The Canadian Museum for Human Rights is currently under construction in Winnipeg. [Myron Love photo]

WINNIPEG — Supporters of the Canadian Museum for Human Rights (CMHR) – whose outer shell is nearly complete – are breathing a sigh of relief now that the federal and provincial governments have come forward with long-term loans and loan guarantees.

While its physical structure will be finished next year as planned, the museum faced the distinct possibility that its doors would not open as planned in 2014 –already a year behind the museum’s original building schedule – due to a cash shortfall of about $35 million.

It had looked quite likely that the opening could have been delayed indefinitely.

When the late media mogul Israel Asper first proposed the project in 2003, the plan called for a $200-million structure to be completed in three to four years. The most recent projection put the final construction bill at $351 million.

So far, the federal government has contributed $100 million toward building the first national museum outside Ottawa, and it has pledged to provide $21.7 million a year in operating costs. Last November, the government rejected a request from the museum’s board for more funding.

The province has provided $40 million for construction costs, while the city of Winnipeg has kicked in $20 million.

“We are very excited about the governments’ proposed solutions to our budget shortfall,” said Kathi Neal, director of communications  and marketing for the Friends of CMHR. “That will allow us to open as scheduled in 2014 and gives us cost certainty.”

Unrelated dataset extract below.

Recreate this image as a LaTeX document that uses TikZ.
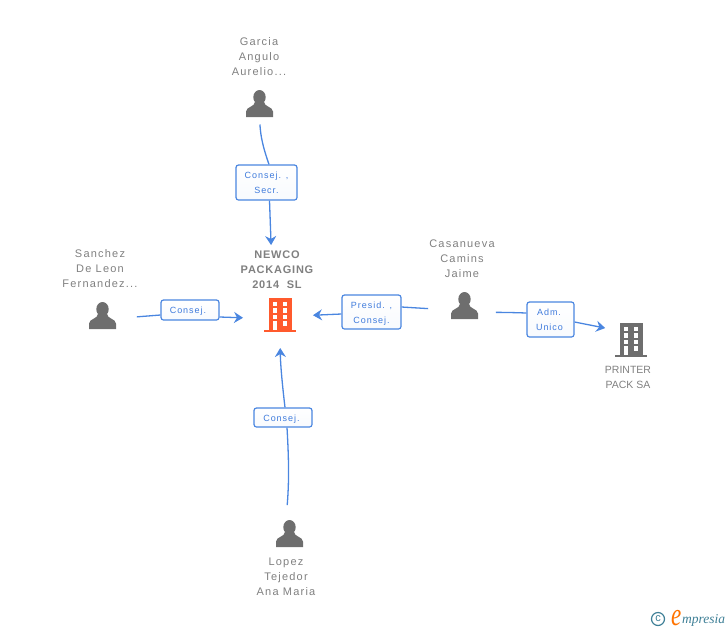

Under the terms of the agreement, Ottawa is providing the museum with an interest-free loan that will be repaid through savings in the museum’s operating budget and from revenues after the museum is opened. The province is kicking in with a loan guarantee for the Friends of the CMHR.

The Friends group – led by Asper’s daughter, Gail Asper – has generated $130 million in private donations and is working toward raising another $20 million.

The total amount of the loans and loan guarantees could be as high as $70 million, sources told the Winnipeg Free Press.

The second vexing question for the CMHR, after financial concerns, has been an ongoing campaign by certain elements in the Canadian Ukrainian community – led by Lubomyr Luciuk and his Ukrainian Canadian Civil Liberties Association – for the Holodomor to be given equal space with the Holocaust in the museum.

The Holodomor was the death by starvation in 1932-33 of an unknown number of Ukrainians – estimates run from 1.8 to 12 million – who resisted Soviet leader Josef Stalin’s farm collectivization program.

The original plan called for a separate gallery for the Holocaust, based on the role it played in the postwar development of international human rights bodies and legislation. The Holodomor was to be included as part of a gallery that would cover several other examples of mass murder.

The museum hopes that a memorandum of understanding signed in early July between Stuart Murray, president and CEO of the CMHR, and Victor Didenko, CEO of the Memorial in Commemoration of Famines’ Victims in Ukraine, will put an end to that controversy.

“The agreement pledges that our organizations will collaborate to promote human rights though education and example,” said Angela Cassie, the museum’s director of communications and external relations.

 “By raising awareness of the Holodomor, the genocide-famine created by the Soviet Union in Ukraine in 1932-33, we hope to remind people the importance of breaking the silence on human rights issues,” Murray said in a statement.

“This partnership will help bring the story of the Holodomor to a wider audience, to the benefit of generations to come.”